Bitcoin Core developers reversed their plan to deprecate the user configurability of OP_RETURN’s default datacarriersize just hours before the scheduled release of Core version 30 (v30), one of the most controversial and widely publicized changes to Bitcoin’s dominant software for thousands of node operators.
Pull request (PR) 33453 was merged by Core maintainer Ava Chow into Bitcoin Core’s master branch via GitHub yesterday evening New York time.
The eleventh-hour accommodation signaled a slight victory for a dissident movement led by Knots node operators who have vocally protested Core’s easements of OP_RETURN’s datacarriersize.
In the view of many Knots node operators, most nodes’ memory pools (mempools) should reject transactions by default carrying large amounts of data unrelated to the on-chain movement of bitcoin (BTC).

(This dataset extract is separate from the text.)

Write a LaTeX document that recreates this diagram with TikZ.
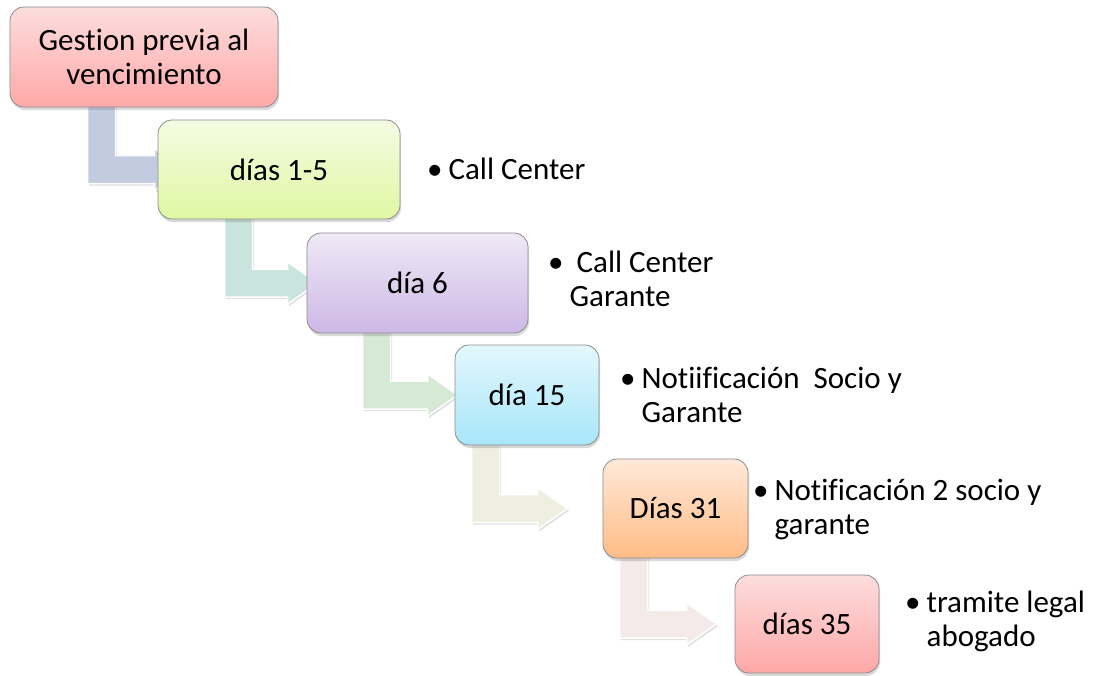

Rather than burden node operators with storing and relaying arbitrary data around the network for non-currency uses of BTC, defaults should deter such arbitrary data storage in OP_RETURN outputs.
Read more: Knots leader says Bitcoin Core v30 could host illegal adult content
Although Core v30 software will still increase OP_RETURN’s datacarriersize from less than 90 bytes to 100KB for its default mempool, v30 will retain and not plan to deprecate the ability for users to manually modify that cap on the quantity of arbitrary data that OP_RETURN outputs will carry.
Deprecation of datacarrier and datacarriersize configuration options was originally planned for release this October in Core v30.
However, due to the successful review and merge of PR 33453, deprecation of user configurability is now on hold indefinitely.
The last-minute policy reversal doesn’t undo all of the controversial changes from v29 going into v30.